Texas Legation Papers have arrived on campus



Mary Volcansek, dean of AddRan College of Humanities and Social Sciences, June Koelker, dean of the library, Todd Kerstetter, interim director of the Center for Texas Studies, Victor Boschini, Chancellor, and Nowell Donovan, Provost

Fort Worth, TX

2/1/2007


TCU officials announced the official arrival of the Texas Legation papers on campus in a ceremony today in the Mary Couts Burnett library.
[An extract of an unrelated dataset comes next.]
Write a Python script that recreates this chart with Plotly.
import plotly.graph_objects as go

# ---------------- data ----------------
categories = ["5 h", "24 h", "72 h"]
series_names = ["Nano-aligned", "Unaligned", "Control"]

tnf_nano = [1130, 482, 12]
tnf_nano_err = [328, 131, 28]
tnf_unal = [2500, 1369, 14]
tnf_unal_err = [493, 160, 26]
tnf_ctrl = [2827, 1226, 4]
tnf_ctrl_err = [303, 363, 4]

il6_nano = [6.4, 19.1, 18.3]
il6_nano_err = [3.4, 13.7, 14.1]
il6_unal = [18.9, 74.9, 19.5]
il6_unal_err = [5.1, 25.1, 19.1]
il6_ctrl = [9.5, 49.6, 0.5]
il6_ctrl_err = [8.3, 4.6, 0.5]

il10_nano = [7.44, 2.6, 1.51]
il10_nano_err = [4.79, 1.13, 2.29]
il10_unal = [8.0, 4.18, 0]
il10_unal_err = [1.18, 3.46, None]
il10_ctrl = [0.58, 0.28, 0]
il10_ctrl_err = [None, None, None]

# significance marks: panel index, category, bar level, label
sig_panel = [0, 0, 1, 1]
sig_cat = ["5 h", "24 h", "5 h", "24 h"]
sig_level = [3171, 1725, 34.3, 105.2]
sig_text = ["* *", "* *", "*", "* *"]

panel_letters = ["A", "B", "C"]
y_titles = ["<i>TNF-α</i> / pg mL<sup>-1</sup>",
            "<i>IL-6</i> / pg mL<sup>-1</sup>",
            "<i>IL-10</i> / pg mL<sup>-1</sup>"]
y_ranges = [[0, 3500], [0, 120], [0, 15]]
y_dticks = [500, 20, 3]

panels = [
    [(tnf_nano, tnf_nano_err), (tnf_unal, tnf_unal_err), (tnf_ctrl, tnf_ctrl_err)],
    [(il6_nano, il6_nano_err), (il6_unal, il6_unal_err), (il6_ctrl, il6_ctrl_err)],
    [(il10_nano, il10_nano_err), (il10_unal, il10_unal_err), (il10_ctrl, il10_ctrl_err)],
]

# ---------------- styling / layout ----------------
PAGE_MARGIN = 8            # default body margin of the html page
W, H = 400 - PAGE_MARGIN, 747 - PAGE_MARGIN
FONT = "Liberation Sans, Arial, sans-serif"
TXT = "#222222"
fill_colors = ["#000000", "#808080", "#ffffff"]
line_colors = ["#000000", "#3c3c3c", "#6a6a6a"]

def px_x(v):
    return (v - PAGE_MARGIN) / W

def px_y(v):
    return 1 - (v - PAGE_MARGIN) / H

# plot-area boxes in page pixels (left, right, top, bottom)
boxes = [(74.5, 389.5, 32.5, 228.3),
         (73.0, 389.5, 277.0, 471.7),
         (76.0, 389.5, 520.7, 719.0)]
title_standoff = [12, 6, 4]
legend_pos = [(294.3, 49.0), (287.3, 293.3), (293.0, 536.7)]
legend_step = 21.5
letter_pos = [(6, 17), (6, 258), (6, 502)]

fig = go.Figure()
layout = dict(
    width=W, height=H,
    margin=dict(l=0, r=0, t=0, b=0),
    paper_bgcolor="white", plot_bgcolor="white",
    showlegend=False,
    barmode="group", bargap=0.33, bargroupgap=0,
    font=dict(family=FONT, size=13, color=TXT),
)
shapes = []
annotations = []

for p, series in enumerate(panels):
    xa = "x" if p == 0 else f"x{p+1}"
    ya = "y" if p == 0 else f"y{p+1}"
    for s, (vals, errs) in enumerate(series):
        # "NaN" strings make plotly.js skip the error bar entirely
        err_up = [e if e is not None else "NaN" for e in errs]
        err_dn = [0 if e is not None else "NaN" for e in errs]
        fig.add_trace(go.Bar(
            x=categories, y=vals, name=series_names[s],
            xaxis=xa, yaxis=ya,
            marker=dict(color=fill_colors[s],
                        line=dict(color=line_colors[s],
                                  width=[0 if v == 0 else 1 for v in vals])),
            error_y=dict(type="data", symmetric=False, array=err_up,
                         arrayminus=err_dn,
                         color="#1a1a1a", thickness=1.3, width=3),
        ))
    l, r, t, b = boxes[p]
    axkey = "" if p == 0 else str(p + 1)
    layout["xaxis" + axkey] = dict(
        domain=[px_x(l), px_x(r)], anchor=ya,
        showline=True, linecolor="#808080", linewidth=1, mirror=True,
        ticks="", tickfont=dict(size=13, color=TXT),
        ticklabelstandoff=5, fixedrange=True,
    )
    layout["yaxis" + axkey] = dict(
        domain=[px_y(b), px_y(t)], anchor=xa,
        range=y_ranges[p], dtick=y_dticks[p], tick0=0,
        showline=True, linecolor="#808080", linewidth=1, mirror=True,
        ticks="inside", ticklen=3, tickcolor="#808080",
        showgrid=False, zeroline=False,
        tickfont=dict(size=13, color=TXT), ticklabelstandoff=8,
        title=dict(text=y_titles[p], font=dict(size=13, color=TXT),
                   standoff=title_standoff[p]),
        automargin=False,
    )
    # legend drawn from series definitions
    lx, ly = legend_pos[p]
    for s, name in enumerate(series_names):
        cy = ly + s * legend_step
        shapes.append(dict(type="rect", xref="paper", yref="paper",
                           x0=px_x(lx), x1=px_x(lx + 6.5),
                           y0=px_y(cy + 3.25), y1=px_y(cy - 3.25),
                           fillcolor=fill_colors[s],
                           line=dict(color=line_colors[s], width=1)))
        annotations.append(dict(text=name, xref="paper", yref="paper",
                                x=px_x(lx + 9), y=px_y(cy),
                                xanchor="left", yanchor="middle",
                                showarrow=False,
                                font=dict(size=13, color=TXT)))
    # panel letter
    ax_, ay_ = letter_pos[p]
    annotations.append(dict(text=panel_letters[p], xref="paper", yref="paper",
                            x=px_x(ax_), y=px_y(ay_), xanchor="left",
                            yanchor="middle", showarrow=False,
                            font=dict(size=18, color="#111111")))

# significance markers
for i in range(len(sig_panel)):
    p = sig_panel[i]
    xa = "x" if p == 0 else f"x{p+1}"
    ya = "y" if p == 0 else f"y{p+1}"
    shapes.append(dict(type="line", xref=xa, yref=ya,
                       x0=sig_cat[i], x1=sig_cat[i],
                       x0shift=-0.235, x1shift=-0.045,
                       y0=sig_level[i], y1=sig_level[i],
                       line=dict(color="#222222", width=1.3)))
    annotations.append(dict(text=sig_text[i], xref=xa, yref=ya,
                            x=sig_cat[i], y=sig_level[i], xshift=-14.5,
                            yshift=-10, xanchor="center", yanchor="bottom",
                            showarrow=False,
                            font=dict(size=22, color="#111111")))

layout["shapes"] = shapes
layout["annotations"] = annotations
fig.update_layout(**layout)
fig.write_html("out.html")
Chancellor Victor J. Boschini, Provost Nowell Donovan, June Koelker, dean the library, Todd Kerstetter, interim director of the Center for Texas Studies,  Mary Volcansek, dean of AddRan College of Humanities and Social Sciences officiated.

Last November, TCU and the Texas State Library and Archives Commission unveiled a collection of state historical documents touched by the legendary Sam Houston and Stephen F. Austin, which have been on a 161-year adventure. The collection has been conserved through the efforts of private donors and the Texas State Library and Archives Commission. The preservation of the records is now complete and they have arrived at TCU to be housed in the Special Collections area of the Mary Couts Burnett Library for five years. At the end of their five–year loan to TCU, the Legation Records will return to the Commission for permanent retention in the State Archives.

The Texas Legation Records are a collection of some 250 documents created and received by the officials who maintained the official Texas Legation at Washington, D. C., from December 1836 until December 1845, when Texas was annexed into the United States.  The records comprising the collection cover primarily the years 1836 to 1839 and consist mainly of the dispatches that passed between the Texas Government and its commissioners and chargés d’affaires at Washington, and of the notes exchanged by that Government and the United States chargés in Texas.  According to Texas State Archivist Chris LaPlante, many of the original documents in the collection have never been seen by scholars or the general public.